**YOUR TASK**. Below is a listing to transcribe in full and exactly; keep the pictures out.

───── DATA BLOCK ─────

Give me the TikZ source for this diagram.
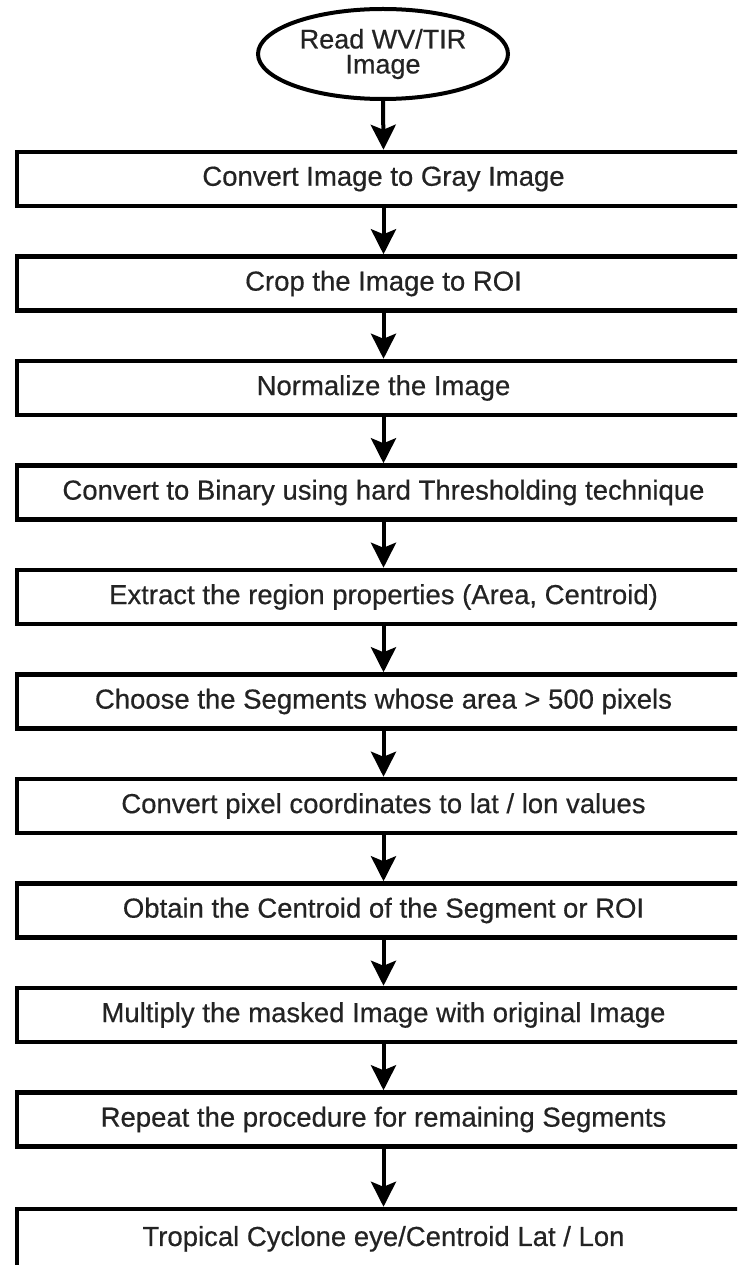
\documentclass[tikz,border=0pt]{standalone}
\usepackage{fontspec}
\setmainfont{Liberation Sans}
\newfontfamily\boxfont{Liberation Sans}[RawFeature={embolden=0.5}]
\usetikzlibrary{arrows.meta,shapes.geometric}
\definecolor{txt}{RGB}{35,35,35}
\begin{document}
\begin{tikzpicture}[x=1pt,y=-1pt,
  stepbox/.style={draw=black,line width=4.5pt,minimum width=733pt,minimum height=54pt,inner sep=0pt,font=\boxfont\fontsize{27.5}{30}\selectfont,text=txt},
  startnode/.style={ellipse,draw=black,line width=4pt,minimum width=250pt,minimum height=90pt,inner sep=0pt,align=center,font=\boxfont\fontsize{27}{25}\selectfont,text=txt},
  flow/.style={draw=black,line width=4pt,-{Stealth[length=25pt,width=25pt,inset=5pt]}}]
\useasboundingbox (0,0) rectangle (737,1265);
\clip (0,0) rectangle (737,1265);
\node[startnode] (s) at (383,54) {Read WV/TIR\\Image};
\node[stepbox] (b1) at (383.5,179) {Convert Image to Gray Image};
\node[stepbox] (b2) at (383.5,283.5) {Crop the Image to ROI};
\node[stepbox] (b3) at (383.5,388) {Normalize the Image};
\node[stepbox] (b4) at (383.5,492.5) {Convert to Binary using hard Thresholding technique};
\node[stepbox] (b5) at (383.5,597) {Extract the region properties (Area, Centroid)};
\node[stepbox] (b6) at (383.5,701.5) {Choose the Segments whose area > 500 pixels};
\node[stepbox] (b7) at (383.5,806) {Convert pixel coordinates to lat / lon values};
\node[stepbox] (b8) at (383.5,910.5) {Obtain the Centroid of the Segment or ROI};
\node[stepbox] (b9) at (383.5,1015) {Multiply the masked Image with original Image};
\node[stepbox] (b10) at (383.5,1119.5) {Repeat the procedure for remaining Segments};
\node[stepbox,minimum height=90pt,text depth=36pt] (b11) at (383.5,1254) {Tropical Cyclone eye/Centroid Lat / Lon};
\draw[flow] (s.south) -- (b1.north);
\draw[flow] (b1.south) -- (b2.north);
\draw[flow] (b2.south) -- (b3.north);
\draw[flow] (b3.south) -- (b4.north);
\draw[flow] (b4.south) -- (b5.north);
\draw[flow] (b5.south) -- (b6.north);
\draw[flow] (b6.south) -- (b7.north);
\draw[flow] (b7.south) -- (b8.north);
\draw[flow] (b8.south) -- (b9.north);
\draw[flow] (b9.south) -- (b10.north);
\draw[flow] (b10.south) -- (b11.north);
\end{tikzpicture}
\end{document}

─────

**ANSWER**.
Give me the TikZ source for this diagram.
\documentclass[tikz,border=0pt]{standalone}
\usepackage{fontspec}
\setmainfont{Liberation Sans}
\newfontfamily\boxfont{Liberation Sans}[RawFeature={embolden=0.5}]
\usetikzlibrary{arrows.meta,shapes.geometric}
\definecolor{txt}{RGB}{35,35,35}
\begin{document}
\begin{tikzpicture}[x=1pt,y=-1pt,
  stepbox/.style={draw=black,line width=4.5pt,minimum width=733pt,minimum height=54pt,inner sep=0pt,font=\boxfont\fontsize{27.5}{30}\selectfont,text=txt},
  startnode/.style={ellipse,draw=black,line width=4pt,minimum width=250pt,minimum height=90pt,inner sep=0pt,align=center,font=\boxfont\fontsize{27}{25}\selectfont,text=txt},
  flow/.style={draw=black,line width=4pt,-{Stealth[length=25pt,width=25pt,inset=5pt]}}]
\useasboundingbox (0,0) rectangle (737,1265);
\clip (0,0) rectangle (737,1265);
\node[startnode] (s) at (383,54) {Read WV/TIR\\Image};
\node[stepbox] (b1) at (383.5,179) {Convert Image to Gray Image};
\node[stepbox] (b2) at (383.5,283.5) {Crop the Image to ROI};
\node[stepbox] (b3) at (383.5,388) {Normalize the Image};
\node[stepbox] (b4) at (383.5,492.5) {Convert to Binary using hard Thresholding technique};
\node[stepbox] (b5) at (383.5,597) {Extract the region properties (Area, Centroid)};
\node[stepbox] (b6) at (383.5,701.5) {Choose the Segments whose area > 500 pixels};
\node[stepbox] (b7) at (383.5,806) {Convert pixel coordinates to lat / lon values};
\node[stepbox] (b8) at (383.5,910.5) {Obtain the Centroid of the Segment or ROI};
\node[stepbox] (b9) at (383.5,1015) {Multiply the masked Image with original Image};
\node[stepbox] (b10) at (383.5,1119.5) {Repeat the procedure for remaining Segments};
\node[stepbox,minimum height=90pt,text depth=36pt] (b11) at (383.5,1254) {Tropical Cyclone eye/Centroid Lat / Lon};
\draw[flow] (s.south) -- (b1.north);
\draw[flow] (b1.south) -- (b2.north);
\draw[flow] (b2.south) -- (b3.north);
\draw[flow] (b3.south) -- (b4.north);
\draw[flow] (b4.south) -- (b5.north);
\draw[flow] (b5.south) -- (b6.north);
\draw[flow] (b6.south) -- (b7.north);
\draw[flow] (b7.south) -- (b8.north);
\draw[flow] (b8.south) -- (b9.north);
\draw[flow] (b9.south) -- (b10.north);
\draw[flow] (b10.south) -- (b11.north);
\end{tikzpicture}
\end{document}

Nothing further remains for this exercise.